The Singapore government has progressively rolled out property cooling measures almost every year since 2009
Despite the economic slowdown due to the COVID-19 pandemic, Monetary Authority of Singapore (MAS) Managing Director Ravi Menon believes there is no need to ease existing property cooling measures, reported TODAY.
This comes as Singapore’s property market has remained stable due to the previous property cooling measures as well as the temporary relief measures rolled out by the government to help developers and homebuyers affected by the pandemic.
The adjustment of the property market has been modest. Property prices have moderated in an orderly manner in recent months, said Menon, as quoted by TODAY. The property cooling measures — progressively implemented over the last 10 years — have helped to temper price increases and bring prices more in line with underlying economic fundamentals.
The government has progressively rolled out property cooling measures almost every year since 2009. In fact, the measures introduced in 2018 have effectively brought down huge price increases.
Urban Redevelopment Authority flash estimates showed that private residential property prices fell 1.1% in Q2 2020.
To help developers whose projects were delayed due to COVID-19, the Ministry of National Development offered a six-month extension for them to complete their projects.
Singaporean married couples eyeing to claw back the 12% Additional Buyer’s Stamp Duty when acquiring a new private home will also have a year, instead of six months, to dispose of their existing home.
The stabilisation of the property market has substantially reduced its vulnerability to the COVID-19 shock. If property prices had been rising rapidly as we entered the COVID-19 crisis, we could have seen a sharp and painful correction, noted Menon.
With this, MAS and other government agencies will continue to closely watch the market to ensure that private home prices remain in line with economic fundamentals, he said.
On whether the increase in June’s private home sales was a sign of a worrying trend, Menon said: Frankly, I don’t know.

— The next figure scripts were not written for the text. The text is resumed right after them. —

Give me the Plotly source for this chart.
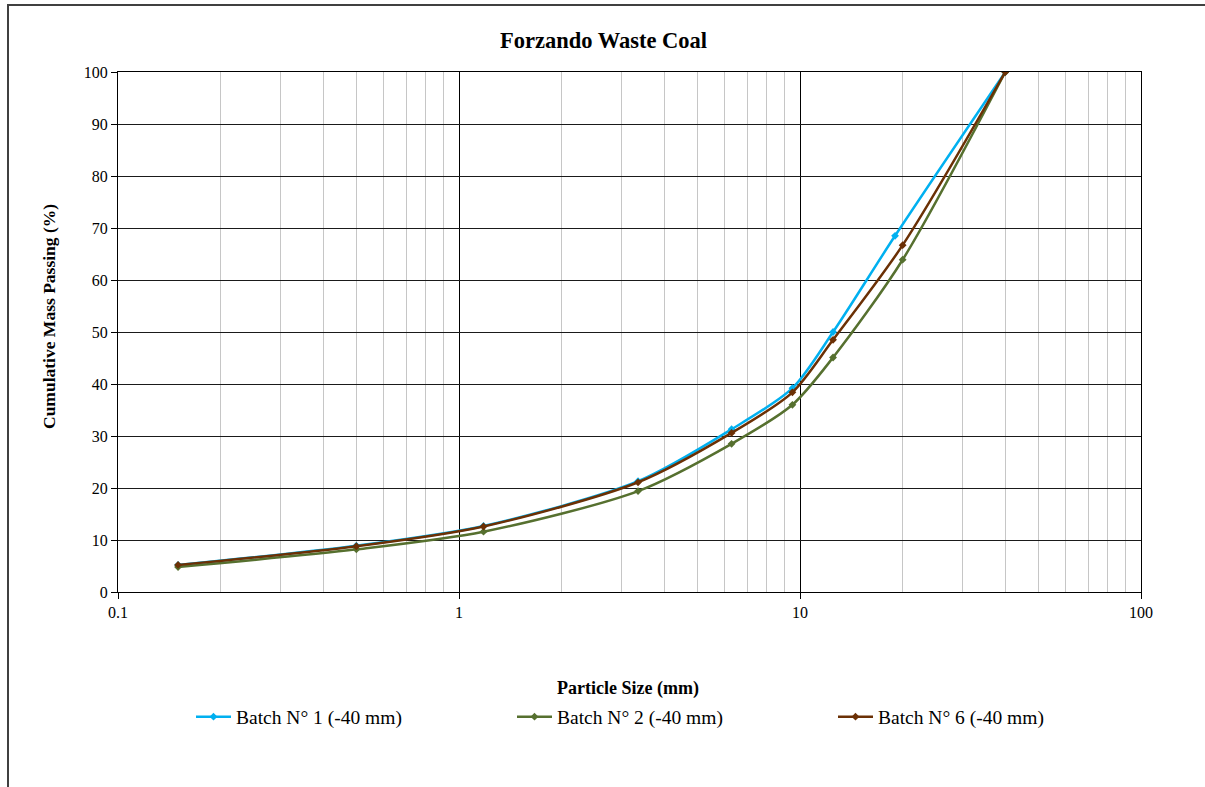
import plotly.graph_objects as go

sizes_b1 = [0.15, 0.5, 1.18, 3.35, 6.3, 9.5, 12.5, 19, 40]
sizes_b2 = [0.15, 0.5, 1.18, 3.35, 6.3, 9.5, 12.5, 20, 40]
sizes_b6 = [0.15, 0.5, 1.18, 3.35, 6.3, 9.5, 12.5, 20, 40]
batch1 = [5.2, 8.9, 12.7, 21.3, 31.3, 39.2, 50.0, 68.5, 100]
batch2 = [4.8, 8.2, 11.6, 19.4, 28.5, 36.0, 45.1, 63.9, 100]
batch6 = [5.2, 8.8, 12.6, 21.1, 30.6, 38.4, 48.5, 66.7, 100]
names = ["Batch N° 1 (-40 mm)", "Batch N° 2 (-40 mm)", "Batch N° 6 (-40 mm)"]
colors = ["#00B0F0", "#56702F", "#6B3005"]
x_ticks = [0.1, 1, 10, 100]
y_ticks = list(range(0, 101, 10))

FONT = "Liberation Serif, Times New Roman, serif"

fig = go.Figure()
for xs, ys, nm, c in [(sizes_b1, batch1, names[0], colors[0]),
                      (sizes_b2, batch2, names[1], colors[1]),
                      (sizes_b6, batch6, names[2], colors[2])]:
    fig.add_trace(go.Scatter(
        x=xs, y=ys, name=nm, mode="lines+markers",
        line=dict(color=c, width=2.5, shape="spline", smoothing=0.8),
        marker=dict(symbol="diamond", size=6, color=c),
    ))

W, H = 1205, 787
L, R, T, B = 118, 1141, 72, 592
pw, ph = R - L, B - T

def px_x(X):
    return (X - L) / pw

def px_y(Y):
    return (B - Y) / ph

fig.update_layout(
    width=W, height=H,
    margin=dict(l=L, r=W - R, t=T, b=H - B, pad=0),
    paper_bgcolor="white", plot_bgcolor="white",
    font=dict(family=FONT, size=16, color="black"),
    showlegend=True,
    legend=dict(orientation="h", x=px_x(191), xanchor="left", y=px_y(717), yanchor="middle",
                font=dict(family=FONT, size=19.5, color="black"),
                entrywidth=271, entrywidthmode="pixels", itemwidth=35,
                bgcolor="rgba(0,0,0,0)"),
    xaxis=dict(
        type="log", range=[-1, 2],
        tickvals=x_ticks, ticktext=[str(v) for v in x_ticks],
        showgrid=True, gridcolor="black", gridwidth=1,
        ticks="outside", ticklen=6, tickcolor="black",
        showline=True, linecolor="black", linewidth=1, mirror=True,
        zeroline=False,
        tickfont=dict(family=FONT, size=16),
        minor=dict(dtick="D1", showgrid=True, gridcolor="#c6c6c6", gridwidth=1, ticks=""),
    ),
    yaxis=dict(
        range=[0, 100], tickvals=y_ticks,
        showgrid=True, gridcolor="#1a1a1a", gridwidth=1,
        ticks="outside", ticklen=6, tickcolor="black",
        showline=True, linecolor="black", linewidth=1, mirror=True,
        zeroline=False,
        tickfont=dict(family=FONT, size=16),
    ),
    annotations=[
        dict(text="<b>Forzando Waste Coal</b>", x=px_x(603), y=px_y(40), xref="paper", yref="paper",
             showarrow=False, font=dict(family=FONT, size=22.5, color="black"), xanchor="center", yanchor="middle"),
        dict(text="<b>Particle Size (mm)</b>", x=px_x(628), y=px_y(688), xref="paper", yref="paper",
             showarrow=False, font=dict(family=FONT, size=18, color="black"), xanchor="center", yanchor="middle"),
        dict(text="<b>Cumulative Mass Passing (%)</b>", x=px_x(49), y=px_y(317), xref="paper", yref="paper",
             showarrow=False, textangle=-90, font=dict(family=FONT, size=17.5, color="black"),
             xanchor="center", yanchor="middle"),
    ],
    shapes=[
        dict(type="rect", xref="paper", yref="paper",
             x0=px_x(8), x1=px_x(1215), y0=px_y(800), y1=px_y(5),
             line=dict(color="#404040", width=2), fillcolor="rgba(0,0,0,0)", layer="below"),
    ],
)

fig.write_html("out.html")
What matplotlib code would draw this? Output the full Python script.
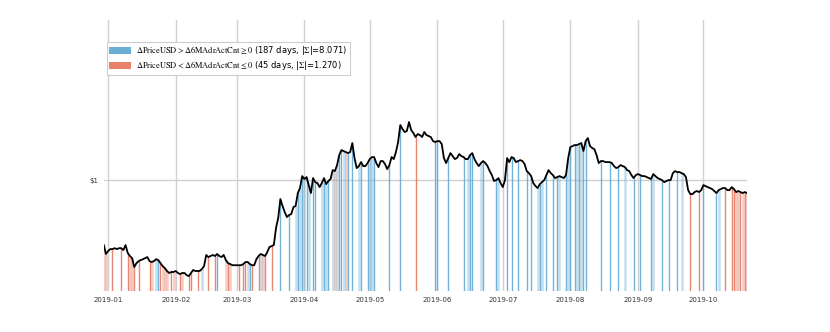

There are people who think (prices) might go up, there are people who think it might go down. On balance, it’s pretty much staying where it is. Month to month, you will see spikes, some of it is pent-up, he said.
Menon added that authorities take a longer-term perspective on property market trends. We watch these trends very closely to see if they signify a persistent trend or pattern that might suggest a discontinuity, meaning a sharp collapse or a sudden surge. We need to now look at both possibilities and guard against it.